ちなみに前述の「尾盛駅」が廃止されないのもダム建設時における地元住民との合意事項なのだそうです。これを「実態に合わない無駄」と切り捨てるのは簡単なのですが、何だか現状にまで至ってしまうと「切り捨てないで!」と思ってしまうから不思議です。以上、前段落との大いなる主張矛盾をお許し下さいませ(笑)。

そんなわけで、もちろん貸し切りの代行バスで千頭駅まで戻ってきました。遅めのお昼ご飯はお蕎麦&うどんだったのですが、案に相違してそれぞれかなり美味。しかしお店の画像を撮ってない!ついでにお店の名前も覚えていない!ええっと、駅の近く、井川線踏切の界隈なんですが?



あるのは暗めにしか写っていないこの注文画像のみ!

ご存じの方お店の名前をお教え下さいませ。お店の内部はそこそこ新しい感じでしたっけ?

さていよいよ「帰省旅行」も終盤戦です。いやこのタイトルからはもう「帰省」の冠は外すべきなのはわかってます。でもせっかくのネタなので最後まで外さないでとことんいきますよ!(強引というか頑固というか意味なしというか)。

千頭駅に入ると、出札事務室内におられた駅員さんが「次の金谷行きの列車はもう入線してますからどうぞ」と声をかけて下さいました。1回躊躇した上で(喫煙所に行った)次にホームへ。おお、期待通りの近鉄特急が止まっていてとっても嬉しい!



いや、だってご覧の通り大井川鐵道きっての豪華車両ですからね。

関西出身、実家が奈良のおしんこどんにとっては日々見慣れた近鉄特急のはずですよね。ちなみにわたしは結婚前に1度だけ名古屋線を利用したことがあり、結婚後には大和高田から阿部野橋まで乗ったんだっけ?でもここ大井川鐵道では特急料金なしに乗ることができるんですうふふ。

車内は近鉄時代のままということですごーく特急気分なのですが、おしんこどんいわく、

で、その臭いまで引き継いでるなというのが正直な感想でありました(笑)。この車両が大井川鐵道に来てからも車内喫煙はしばらくOKだったのでしょうか?だとしたらそろそろダクト&フィルターの清掃を(あくまでTakemaはこのご時世であっても喫煙者ですが)。

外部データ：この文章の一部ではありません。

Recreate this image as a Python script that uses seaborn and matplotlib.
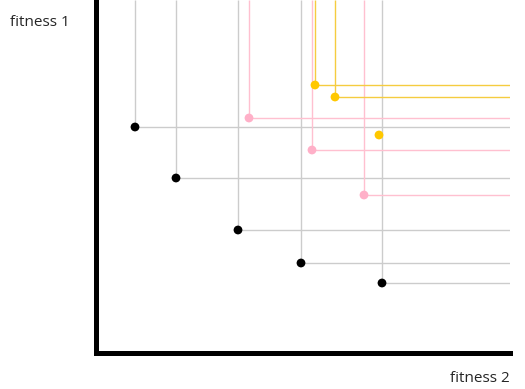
import matplotlib
matplotlib.use("Agg")
import matplotlib.pyplot as plt
import seaborn as sns
import pandas as pd

# fitness values (arbitrary units)
black_f2 = [39, 80, 142, 205, 286]
black_f1 = [226, 175, 123, 90, 70]
pink_f2 = [153, 216, 268]
pink_f1 = [235, 203, 158]
yellow_f2 = [219, 239, 283]
yellow_f1 = [268, 256, 218]
# which points get their dominance lines
yellow_lines = [True, True, False]

colors = {"front 1": "#000000", "front 2": "#ffb0c8", "front 3": "#ffc800"}
line_colors = {"front 1": "#cccccc", "front 2": "#ffc0d0", "front 3": "#f5cc40"}

df = pd.DataFrame({
    "f2": black_f2 + pink_f2 + yellow_f2,
    "f1": black_f1 + pink_f1 + yellow_f1,
    "front": ["front 1"] * len(black_f2) + ["front 2"] * len(pink_f2) + ["front 3"] * len(yellow_f2),
    "lines": [True] * len(black_f2) + [True] * len(pink_f2) + yellow_lines,
})

sns.set_style("white")
plt.rcParams['font.family'] = ['Open Sans', 'DejaVu Sans']

fig = plt.figure(figsize=(5.25, 3.89), dpi=100)
ax = fig.add_axes([96 / 525, 36 / 389, 414 / 525, 353 / 389])

xmax, ymax = 414, 353
ax.set_xlim(0, xmax)
ax.set_ylim(0, ymax)

# dominance lines: up to the top and out to the right
for front, grp in df[df["lines"]].groupby("front"):
    c = line_colors[front]
    ax.vlines(grp["f2"], grp["f1"], ymax, color=c, lw=1, zorder=1)
    ax.hlines(grp["f1"], grp["f2"], xmax, color=c, lw=1, zorder=1)

sns.scatterplot(data=df, x="f2", y="f1", hue="front", palette=colors,
                s=40, edgecolor="none", legend=False, ax=ax, zorder=3)

ax.set_xticks([])
ax.set_yticks([])
ax.set_xlabel("")
ax.set_ylabel("")
for side in ["top", "right"]:
    ax.spines[side].set_visible(False)
for side in ["left", "bottom"]:
    ax.spines[side].set_color("black")
    ax.spines[side].set_linewidth(3.6)

fig.text(10 / 525, 1 - 22 / 389, "fitness 1", fontsize=11, va="center", ha="left")
fig.text(510 / 525, 1 - 378 / 389, "fitness 2", fontsize=11, va="center", ha="right")

fig.savefig("out.png", dpi=100)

トンネルを越えるエリアを通り越すと茶畑エリアへ。(元)特急車両から見ると何だか高尚ですね?

おしんこどんは早速うとうと、実はTakemaもちょっとウトウトしちゃった区間がありました。だってこのゆったり座席ですからねぇ。しかしここまで来るとそろそろ新金谷も近いのであります。そんなわけでおしんこどんを起こして‥いや、本能のなせる業かしっかりもう起きてましたね。彼女はいつも寝起きがいいんです!



はいはーい、新金谷駅到着!でもやっぱり正規運賃は高いですね!

そんなわけで再び車に乗り込み、今度こそ正真正銘の「帰省行動」となります。東名高速に乗り、浜名湖に沈む夕日を眺め、途中黒豚まんで小腹を満たし、走ること約300km、ようやく奈良のおしんこどん実家に到着です!

その全行程を地図上でふり返ってみると次のようになります。

いやー不自然なほどにくねりまくってますね。だって、

というわけで、Takemaの帰省史上最長不倒の大記録がここに打ち立てられました!(笑)。はぁやっと終わった‥(笑)。